Neither will heads roll nor will there be any corrective measure taken to rectify the fault lines in our counterterrorism policy as highlighted by Justice Qazi Faez Isa in his landmark report. The one-man judicial commission was formed by the Supreme Court to investigate the tragedy that had almost completely wiped out an entire generation of senior lawyers in Quetta.
The collective failure of our state institutions has allowed impunity to the militants.
One of the most gruesome terrorist attacks in recent years, the Aug 8 incident should not be seen in isolation. As the report pointed out, it was the non-serious approach of the government and the selective application of anti-terrorism laws that allowed militant groups to operate in the country freely in full glare of the authorities. In fact, the report has pointed out wrongs that were already known.

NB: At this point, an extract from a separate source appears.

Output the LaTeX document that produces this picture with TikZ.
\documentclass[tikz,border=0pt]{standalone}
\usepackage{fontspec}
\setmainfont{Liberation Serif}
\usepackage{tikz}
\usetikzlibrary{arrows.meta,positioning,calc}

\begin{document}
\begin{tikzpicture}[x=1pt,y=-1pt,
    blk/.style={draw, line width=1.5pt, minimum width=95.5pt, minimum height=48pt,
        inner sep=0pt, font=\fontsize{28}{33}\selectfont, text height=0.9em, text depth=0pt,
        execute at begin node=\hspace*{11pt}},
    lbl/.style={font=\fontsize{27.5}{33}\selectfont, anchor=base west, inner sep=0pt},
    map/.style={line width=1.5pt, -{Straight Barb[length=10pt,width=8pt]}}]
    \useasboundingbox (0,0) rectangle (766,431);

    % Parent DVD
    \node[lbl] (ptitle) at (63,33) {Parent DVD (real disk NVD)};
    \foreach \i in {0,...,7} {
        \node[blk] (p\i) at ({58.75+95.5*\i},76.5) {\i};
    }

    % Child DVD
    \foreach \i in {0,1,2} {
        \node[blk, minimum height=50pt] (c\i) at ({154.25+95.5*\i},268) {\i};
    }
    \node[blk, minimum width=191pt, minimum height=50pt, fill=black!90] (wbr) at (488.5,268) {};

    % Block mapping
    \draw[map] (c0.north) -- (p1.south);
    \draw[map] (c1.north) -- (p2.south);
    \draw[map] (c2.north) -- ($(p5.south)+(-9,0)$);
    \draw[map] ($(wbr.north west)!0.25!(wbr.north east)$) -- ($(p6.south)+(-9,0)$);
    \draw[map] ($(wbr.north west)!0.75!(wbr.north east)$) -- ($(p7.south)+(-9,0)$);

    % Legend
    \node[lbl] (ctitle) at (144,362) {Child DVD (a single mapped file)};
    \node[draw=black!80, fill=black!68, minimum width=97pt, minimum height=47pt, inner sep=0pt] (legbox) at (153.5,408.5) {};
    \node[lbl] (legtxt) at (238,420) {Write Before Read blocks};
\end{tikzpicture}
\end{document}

Who has not seen the interior minister soft peddling on banned groups operating under new banners and his defence of radical clerics? Similarly, the slow progress on various clauses of the National Action Plan (NAP), particularly those pertaining to madressah reform and choking the sources of funding to radical seminaries, has been a cause of serious concern. Perhaps the most intriguing point raised by Justice Isa was the reluctance of the interior ministry to proscribe terrorist groups like Jamaatul Ahrar that had claimed responsibility for several terrorist attacks including the Aug 8 suicide bombing.
One amusing point in the report was the response of the interior minister to the query about his meeting Ahmed Ludhianvi, head of three banned organisations (Sipah-i-Sahaba Pakistan, Millat-i-Islamia and Ahle Sunnat Wal Jamaat). His reply was that he met the cleric as a member of the Difa-i-Pakistan Council and not as a leader of a proscribed group. He conveniently passed on the blame for allowing the group to have a rally in the capital, despite the enforcement of Section 144 in the city, to the local administration.

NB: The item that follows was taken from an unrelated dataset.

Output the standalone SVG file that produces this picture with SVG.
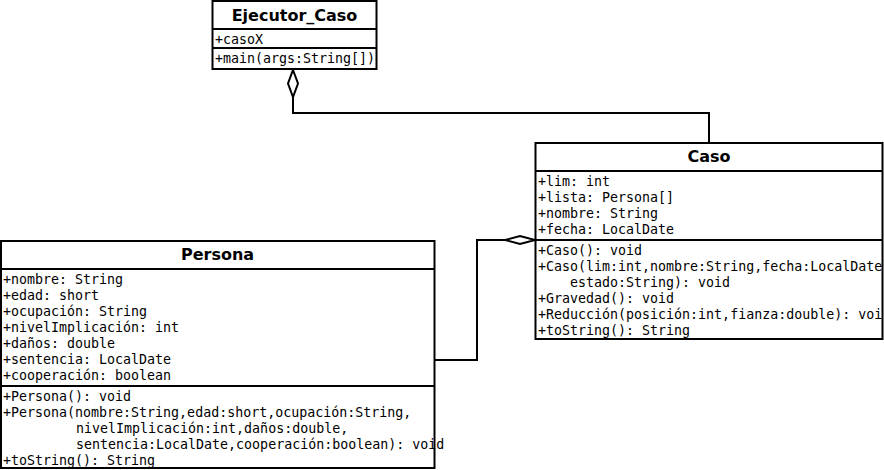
<svg xmlns="http://www.w3.org/2000/svg" width="884" height="470" viewBox="0 0 884 470">
<style>
.box{fill:#fff;stroke:#000;stroke-width:2}
.sep{stroke:#000;stroke-width:2}
.title{font-family:"DejaVu Sans",sans-serif;font-weight:bold;font-size:16px;text-anchor:middle;fill:#000}
.m{font-family:"DejaVu Sans Mono",monospace;font-size:13.3px;fill:#000;white-space:pre}
.conn{fill:none;stroke:#000;stroke-width:2}
.dia{fill:#fff;stroke:#000;stroke-width:2}
</style>
<rect width="884" height="470" fill="#fff"/>
<g id="connectors">
<polyline class="conn" points="293,97 293,113 709,113 709,143"/>
<polygon class="dia" points="293,70 298,83.5 293,97 288,83.5"/>
<polyline class="conn" points="435,360 477,360 477,240 505,240"/>
<polygon class="dia" points="535,240 520,244 505,240 520,236"/>
</g>
<g id="Ejecutor_Caso">
<rect class="box" x="212.5" y="1" width="164" height="68"/>
<line class="sep" x1="212.5" y1="29" x2="376.5" y2="29"/>
<line class="sep" x1="212.5" y1="48" x2="376.5" y2="48"/>
<text class="title" x="294.5" y="21">Ejecutor_Caso</text>
<text class="m" x="215" y="44">+casoX</text>
<text class="m" x="215" y="63">+main(args:String[])</text>
</g>
<g id="Caso">
<rect class="box" x="535.5" y="143" width="347" height="196"/>
<line class="sep" x1="535.5" y1="171" x2="882.5" y2="171"/>
<line class="sep" x1="535.5" y1="240" x2="882.5" y2="240"/>
<text class="title" x="709" y="162">Caso</text>
<text class="m" x="538" y="186">+lim: int</text>
<text class="m" x="538" y="202">+lista: Persona[]</text>
<text class="m" x="538" y="218">+nombre: String</text>
<text class="m" x="538" y="234">+fecha: LocalDate</text>
<text class="m" x="538" y="255">+Caso(): void</text>
<text class="m" x="538" y="271">+Caso(lim:int,nombre:String,fecha:LocalDate</text>
<text class="m" x="570" y="287">estado:String): void</text>
<text class="m" x="538" y="303">+Gravedad(): void</text>
<text class="m" x="538" y="319">+Reducción(posición:int,fianza:double): voi</text>
<text class="m" x="538" y="335">+toString(): String</text>
</g>
<g id="Persona">
<rect class="box" x="1" y="241" width="433.5" height="227"/>
<line class="sep" x1="1" y1="269" x2="434.5" y2="269"/>
<line class="sep" x1="1" y1="386" x2="434.5" y2="386"/>
<text class="title" x="217.5" y="260">Persona</text>
<text class="m" x="3" y="284">+nombre: String</text>
<text class="m" x="3" y="300">+edad: short</text>
<text class="m" x="3" y="316">+ocupación: String</text>
<text class="m" x="3" y="332">+nivelImplicación: int</text>
<text class="m" x="3" y="348">+daños: double</text>
<text class="m" x="3" y="364">+sentencia: LocalDate</text>
<text class="m" x="3" y="380">+cooperación: boolean</text>
<text class="m" x="3" y="401">+Persona(): void</text>
<text class="m" x="3" y="417">+Persona(nombre:String,edad:short,ocupación:String,</text>
<text class="m" x="76" y="433">nivelImplicación:int,daños:double,</text>
<text class="m" x="76" y="449">sentencia:LocalDate,cooperación:boolean): void</text>
<text class="m" x="3" y="465">+toString(): String</text>
</g>
</svg>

While the interior minister has been conspicuous by his absence at the time of some major terrorist attacks he has not left any opportunity to defend radical clerics like Maulana Abdul Aziz of Lal Masjid. Even his sympathy for the late Tehreek-i-Taliban Pakistan leader Hakeemullah Mehsud, who was responsible for the slaughter of thousands, was very much in evidence after he was killed.

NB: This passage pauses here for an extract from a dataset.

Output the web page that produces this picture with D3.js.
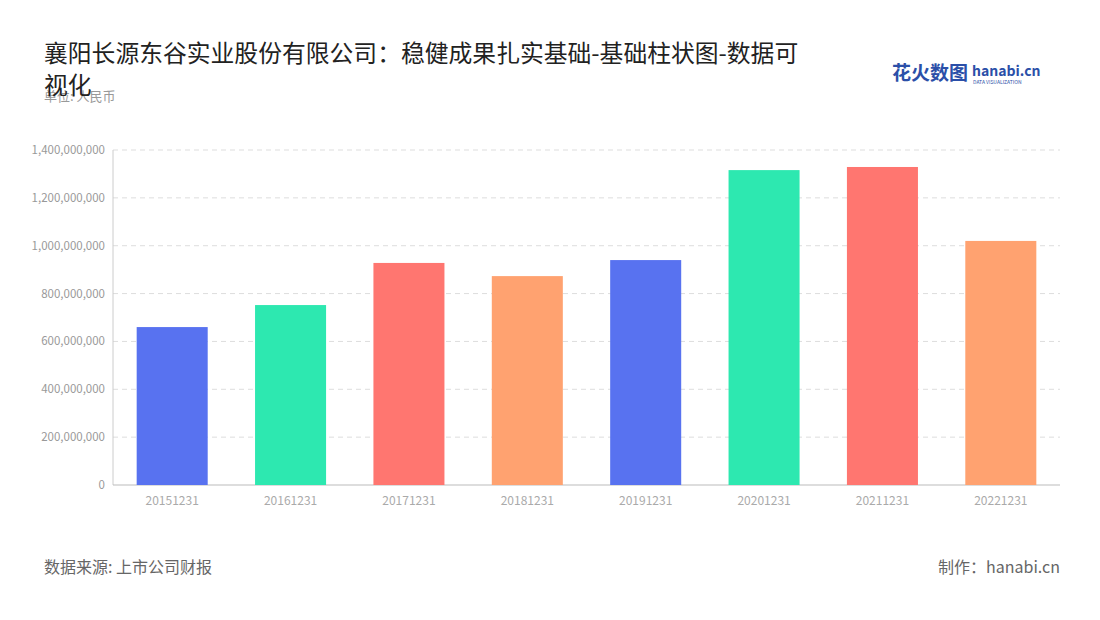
<!DOCTYPE html>
<html><head><meta charset="utf-8">
<script src="https://cdn.jsdelivr.net/npm/d3@7"></script>
<style>body{margin:0;background:#fff;font-family:"Noto Sans CJK SC","Noto Sans",sans-serif}</style>
</head><body><svg id="c" width="1100" height="620"></svg>
<script>
const categories=["20151231","20161231","20171231","20181231","20191231","20201231","20211231","20221231"];
const values=[660000000,752000000,928000000,873000000,940000000,1316000000,1329000000,1020000000];
const colors=["#5872f0","#2de8b0","#ff7670","#ffa270","#5872f0","#2de8b0","#ff7670","#ffa270"];
const yTicks=[0,200000000,400000000,600000000,800000000,1000000000,1200000000,1400000000];
const svg=d3.select("#c");
const m={l:113,r:1060,t:150,b:485};
const x=d3.scaleBand().domain(categories).range([m.l,m.r]).paddingInner(0.4).paddingOuter(0.2);
const y=d3.scaleLinear().domain([0,1400000000]).range([m.b,m.t]);
const fmt=d3.format(",");
svg.append("g").selectAll("line").data(yTicks.slice(1)).join("line")
 .attr("x1",m.l).attr("x2",m.r).attr("y1",d=>y(d)).attr("y2",d=>y(d))
 .attr("stroke","#ddd").attr("stroke-dasharray","5,4");
svg.append("g").selectAll("text").data(yTicks).join("text")
 .attr("x",m.l-8).attr("y",d=>y(d)+4).attr("text-anchor","end")
 .attr("font-size",11.5).attr("fill","#999").text(d=>fmt(d));
svg.append("line").attr("x1",m.l).attr("x2",m.l).attr("y1",m.t).attr("y2",m.b).attr("stroke","#ccc");
svg.append("line").attr("x1",m.l).attr("x2",m.r).attr("y1",m.b).attr("y2",m.b).attr("stroke","#bbb");
svg.append("g").selectAll("rect").data(values).join("rect")
 .attr("x",(d,i)=>x(categories[i])).attr("width",x.bandwidth())
 .attr("y",d=>y(d)).attr("height",d=>m.b-y(d)).attr("fill",(d,i)=>colors[i]);
svg.append("g").selectAll("text").data(categories).join("text")
 .attr("x",d=>x(d)+x.bandwidth()/2).attr("y",m.b+20).attr("text-anchor","middle")
 .attr("font-size",12).attr("fill","#aaa").text(d=>d);
svg.append("text").attr("x",44).attr("y",101).attr("font-size",13).attr("fill","#999").text("单位: 人民币");
const t=svg.append("text").attr("font-size",23.8).attr("fill","#222");
t.append("tspan").attr("x",44).attr("y",62).text("襄阳长源东谷实业股份有限公司：稳健成果扎实基础-基础柱状图-数据可");
t.append("tspan").attr("x",44).attr("y",94).text("视化");
svg.append("text").attr("x",44).attr("y",573).attr("font-size",16).attr("fill","#666").text("数据来源: 上市公司财报");
svg.append("text").attr("x",1060).attr("y",573).attr("text-anchor","end").attr("font-size",16).attr("fill","#666").text("制作：hanabi.cn");
svg.append("text").attr("x",892).attr("y",80).attr("font-size",19).attr("font-weight","bold").attr("fill","#2b4fa8").text("花火数图");
svg.append("text").attr("x",972).attr("y",76).attr("font-size",14).attr("font-weight","bold").attr("fill","#2b4fa8").text("hanabi.cn");
svg.append("text").attr("x",973).attr("y",84).attr("font-size",5).attr("fill","#2b4fa8").text("DATA VISUALIZATION");
</script></body></html>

The commission has also indicated that the interior ministry withheld important information concerning proscribed organisations — a serious indictment of a person in charge of the country’s internal security.
While the federal interior minister epitomises many things that have gone wrong with our counterterrorism and counter-extremism efforts, one must not gloss over the responsibility of other security agencies either. It is the collective failure of state institutions that has allowed impunity to the militants.
It is not surprising that after a brief lull, the terrorists are back in business, launching high-profile attacks and exacting a huge toll on innocent lives. The spectacular attacks on the police academy in Quetta and carnage at a Khuzdar shrine are the most recent examples.
However, the most serious concern is the rise in sectarian-based violence and religious extremism in the country. There is hardly any serious effort to deal with the sources of extremism. The government wakes up after each attack only to go back to sleep again. A committee under the adviser on national security was formed after the Aug 8 attack to monitor the implementation of NAP, but nothing has been heard of it since then.
It is also the failure of the apex committees formed in each province and comprising the civil and military leaderships in the aftermath of the 2014 Peshawar school tragedy. While the federal government has rightly been held responsible, the provincial governments too have failed to rein in the activities of the banned extremist groups. Some reports suggested that the Sindh government too had been talking to AWSJ leaders and the group has continued with its activities in the province. There is certainly no excuse for this laxity after the 18th Amendment that has made law and order a provincial subject.
Interestingly, the PTI has also been demanding action against those censured by Justice Isa, but it is its own government in KP that has been doling out millions of rupees to radical madressahs in the province; for example, the Rs300 million grant to Maulana Samiul Haq’s madressah, which has been known for promoting violence in the name of jihad. The PTI’s ambivalence towards his organisation is quite evident.
Similarly, the Punjab government has also been accused of taking a more lenient approach to sectarian groups. Its objections to allowing security agencies a free hand in south Punjab to act against sectarian groups have evoked intense criticism. Meanwhile, the security agencies too have their favourites among the banned militant groups that make a mockery of the claim that there is no distinction any longer between ‘good’ and ‘bad’ militants. So it’s not enough to demand one man’s head; there is an urgent need for taking collective responsibility to deal with the existential threat. The Justice Isa report must be taken seriously to rectify our mistakes and not just be used for political point-scoring.
The writer is an author and journalist.